_INSTRUCTIONS FOR THE TASK_. Exactly the lines from the start of the data below through the line that contains "stroke: '#000', strokeWidth: 3" are to be copied, with pictures left out.

[Start of DATA SHOWN]

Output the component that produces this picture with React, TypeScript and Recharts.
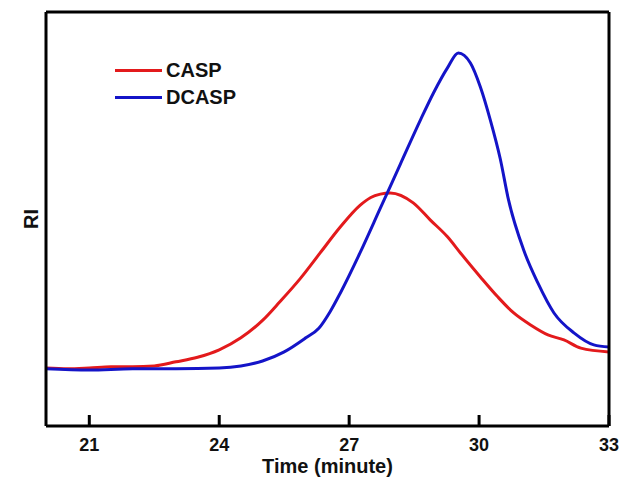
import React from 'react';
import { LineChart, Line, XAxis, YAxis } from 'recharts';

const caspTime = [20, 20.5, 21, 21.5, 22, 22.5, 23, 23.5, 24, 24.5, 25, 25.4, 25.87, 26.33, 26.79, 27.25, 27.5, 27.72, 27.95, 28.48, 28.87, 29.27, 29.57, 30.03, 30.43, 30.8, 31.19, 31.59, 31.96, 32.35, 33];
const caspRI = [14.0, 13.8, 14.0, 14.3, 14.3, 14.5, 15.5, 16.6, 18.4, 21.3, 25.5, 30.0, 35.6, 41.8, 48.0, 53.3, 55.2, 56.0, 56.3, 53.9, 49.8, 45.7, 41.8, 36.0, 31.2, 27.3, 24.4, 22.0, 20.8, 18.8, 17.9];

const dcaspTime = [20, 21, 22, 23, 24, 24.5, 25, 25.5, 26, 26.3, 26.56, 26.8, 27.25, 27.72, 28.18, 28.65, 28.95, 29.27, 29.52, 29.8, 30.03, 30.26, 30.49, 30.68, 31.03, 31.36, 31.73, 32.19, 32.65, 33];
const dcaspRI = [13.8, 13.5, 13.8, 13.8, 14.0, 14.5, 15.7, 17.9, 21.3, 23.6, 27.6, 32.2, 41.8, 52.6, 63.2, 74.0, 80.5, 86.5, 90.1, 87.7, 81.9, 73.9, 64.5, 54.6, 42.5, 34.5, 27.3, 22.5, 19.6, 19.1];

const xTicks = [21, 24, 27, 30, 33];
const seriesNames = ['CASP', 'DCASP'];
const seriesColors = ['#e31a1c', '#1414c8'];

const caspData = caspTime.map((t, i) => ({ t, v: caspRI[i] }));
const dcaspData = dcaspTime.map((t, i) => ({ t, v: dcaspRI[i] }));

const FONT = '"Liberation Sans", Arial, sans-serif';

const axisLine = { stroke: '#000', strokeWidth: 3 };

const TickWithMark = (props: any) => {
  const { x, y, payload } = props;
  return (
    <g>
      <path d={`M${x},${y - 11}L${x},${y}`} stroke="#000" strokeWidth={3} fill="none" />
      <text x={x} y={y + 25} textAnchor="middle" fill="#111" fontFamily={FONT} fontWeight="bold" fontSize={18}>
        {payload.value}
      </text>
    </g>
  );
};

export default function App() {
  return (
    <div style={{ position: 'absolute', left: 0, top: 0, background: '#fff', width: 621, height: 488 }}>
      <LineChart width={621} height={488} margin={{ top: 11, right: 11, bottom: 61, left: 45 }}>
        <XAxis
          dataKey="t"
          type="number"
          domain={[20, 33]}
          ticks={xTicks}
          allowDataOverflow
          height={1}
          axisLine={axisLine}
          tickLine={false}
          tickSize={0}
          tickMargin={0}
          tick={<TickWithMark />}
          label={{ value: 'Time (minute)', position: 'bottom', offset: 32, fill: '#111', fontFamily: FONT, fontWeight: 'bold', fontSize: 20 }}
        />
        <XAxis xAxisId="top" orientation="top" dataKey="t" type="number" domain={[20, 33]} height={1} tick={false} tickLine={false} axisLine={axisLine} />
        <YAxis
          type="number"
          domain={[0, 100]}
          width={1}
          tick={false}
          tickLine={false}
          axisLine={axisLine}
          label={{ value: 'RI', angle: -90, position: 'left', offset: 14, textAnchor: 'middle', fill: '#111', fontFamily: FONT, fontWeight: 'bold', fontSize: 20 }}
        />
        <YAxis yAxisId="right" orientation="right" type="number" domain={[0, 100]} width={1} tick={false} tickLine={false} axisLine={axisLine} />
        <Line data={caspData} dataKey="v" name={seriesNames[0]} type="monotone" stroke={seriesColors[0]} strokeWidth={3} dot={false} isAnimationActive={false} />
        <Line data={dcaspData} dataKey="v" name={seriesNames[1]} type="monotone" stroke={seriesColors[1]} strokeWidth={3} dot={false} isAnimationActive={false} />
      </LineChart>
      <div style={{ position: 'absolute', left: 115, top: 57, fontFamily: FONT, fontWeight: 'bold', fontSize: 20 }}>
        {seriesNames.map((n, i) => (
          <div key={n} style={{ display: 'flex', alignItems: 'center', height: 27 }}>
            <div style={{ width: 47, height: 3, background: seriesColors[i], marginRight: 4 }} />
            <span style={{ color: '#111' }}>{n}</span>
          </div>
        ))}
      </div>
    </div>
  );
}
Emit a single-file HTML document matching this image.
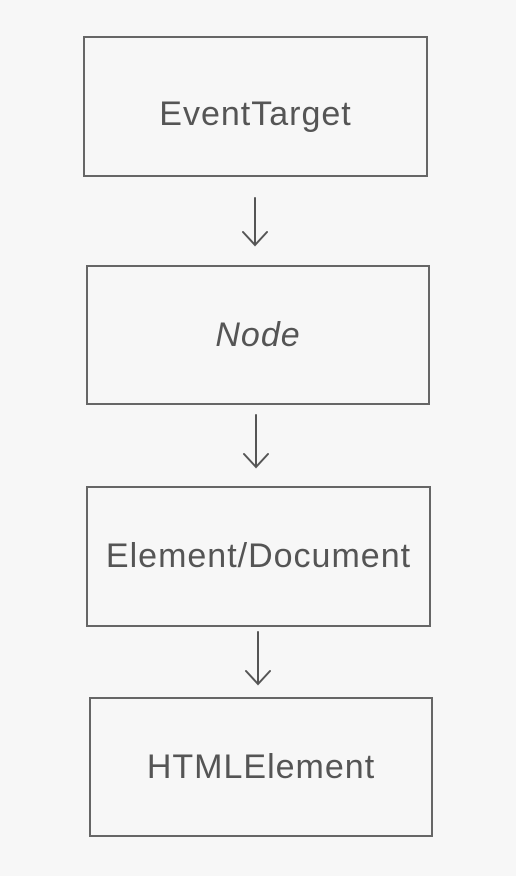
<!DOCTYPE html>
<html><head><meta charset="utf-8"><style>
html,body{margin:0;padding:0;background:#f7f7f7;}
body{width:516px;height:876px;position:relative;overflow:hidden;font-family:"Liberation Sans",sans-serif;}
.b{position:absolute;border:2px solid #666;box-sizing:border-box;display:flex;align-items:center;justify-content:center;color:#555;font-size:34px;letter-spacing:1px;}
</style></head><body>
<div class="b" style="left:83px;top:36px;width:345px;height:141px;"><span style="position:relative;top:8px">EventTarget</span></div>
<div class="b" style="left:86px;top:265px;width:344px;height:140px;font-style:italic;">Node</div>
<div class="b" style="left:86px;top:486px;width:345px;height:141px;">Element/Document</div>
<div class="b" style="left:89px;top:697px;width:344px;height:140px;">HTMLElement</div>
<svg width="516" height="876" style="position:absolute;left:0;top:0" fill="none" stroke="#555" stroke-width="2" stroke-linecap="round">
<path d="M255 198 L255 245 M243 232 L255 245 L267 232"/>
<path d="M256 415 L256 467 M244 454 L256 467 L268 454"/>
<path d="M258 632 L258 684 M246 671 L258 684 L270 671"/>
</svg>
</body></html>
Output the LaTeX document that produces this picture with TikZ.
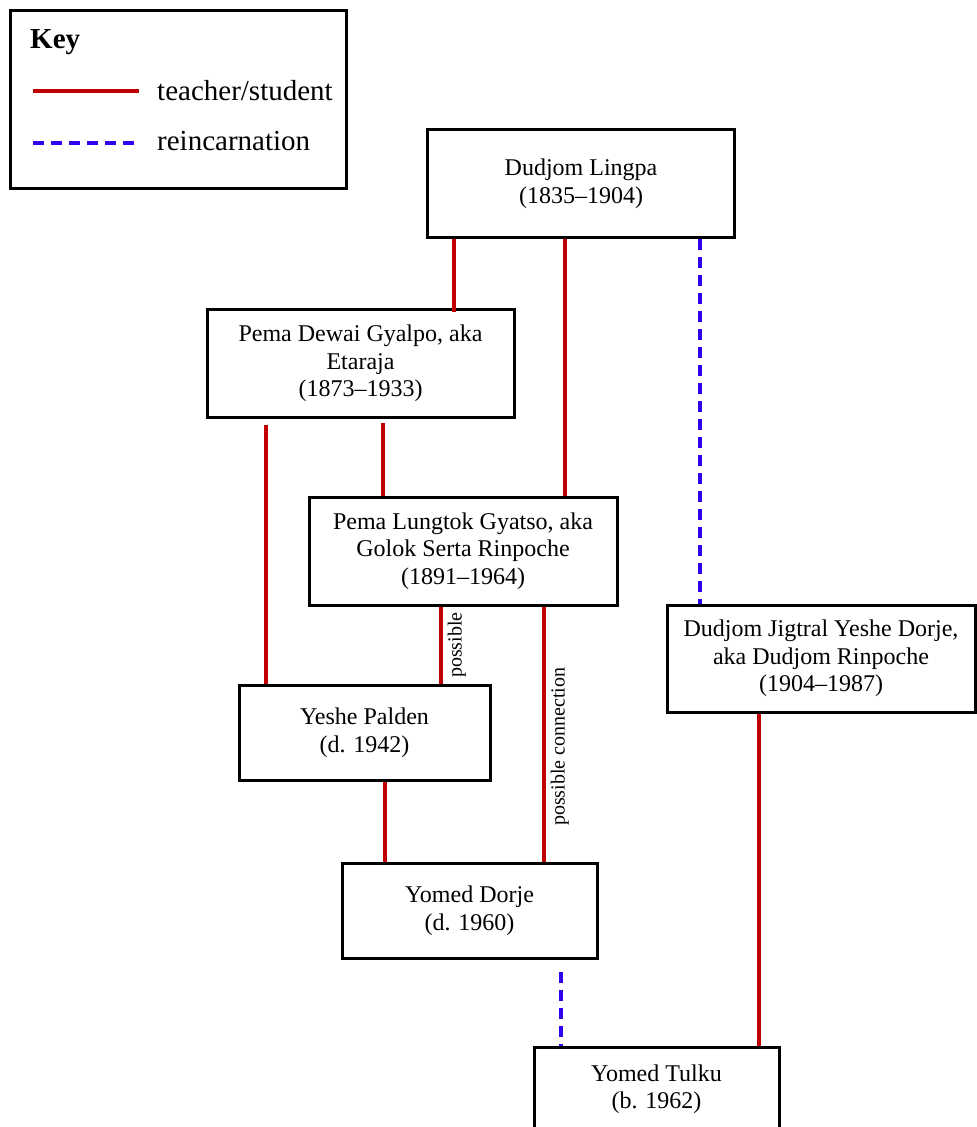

[End of DATA SHOWN]

_RESULT_.
Output the component that produces this picture with React, TypeScript and Recharts.
import React from 'react';
import { LineChart, Line, XAxis, YAxis } from 'recharts';

const caspTime = [20, 20.5, 21, 21.5, 22, 22.5, 23, 23.5, 24, 24.5, 25, 25.4, 25.87, 26.33, 26.79, 27.25, 27.5, 27.72, 27.95, 28.48, 28.87, 29.27, 29.57, 30.03, 30.43, 30.8, 31.19, 31.59, 31.96, 32.35, 33];
const caspRI = [14.0, 13.8, 14.0, 14.3, 14.3, 14.5, 15.5, 16.6, 18.4, 21.3, 25.5, 30.0, 35.6, 41.8, 48.0, 53.3, 55.2, 56.0, 56.3, 53.9, 49.8, 45.7, 41.8, 36.0, 31.2, 27.3, 24.4, 22.0, 20.8, 18.8, 17.9];

const dcaspTime = [20, 21, 22, 23, 24, 24.5, 25, 25.5, 26, 26.3, 26.56, 26.8, 27.25, 27.72, 28.18, 28.65, 28.95, 29.27, 29.52, 29.8, 30.03, 30.26, 30.49, 30.68, 31.03, 31.36, 31.73, 32.19, 32.65, 33];
const dcaspRI = [13.8, 13.5, 13.8, 13.8, 14.0, 14.5, 15.7, 17.9, 21.3, 23.6, 27.6, 32.2, 41.8, 52.6, 63.2, 74.0, 80.5, 86.5, 90.1, 87.7, 81.9, 73.9, 64.5, 54.6, 42.5, 34.5, 27.3, 22.5, 19.6, 19.1];

const xTicks = [21, 24, 27, 30, 33];
const seriesNames = ['CASP', 'DCASP'];
const seriesColors = ['#e31a1c', '#1414c8'];

const caspData = caspTime.map((t, i) => ({ t, v: caspRI[i] }));
const dcaspData = dcaspTime.map((t, i) => ({ t, v: dcaspRI[i] }));

const FONT = '"Liberation Sans", Arial, sans-serif';

const axisLine = { stroke: '#000', strokeWidth: 3 };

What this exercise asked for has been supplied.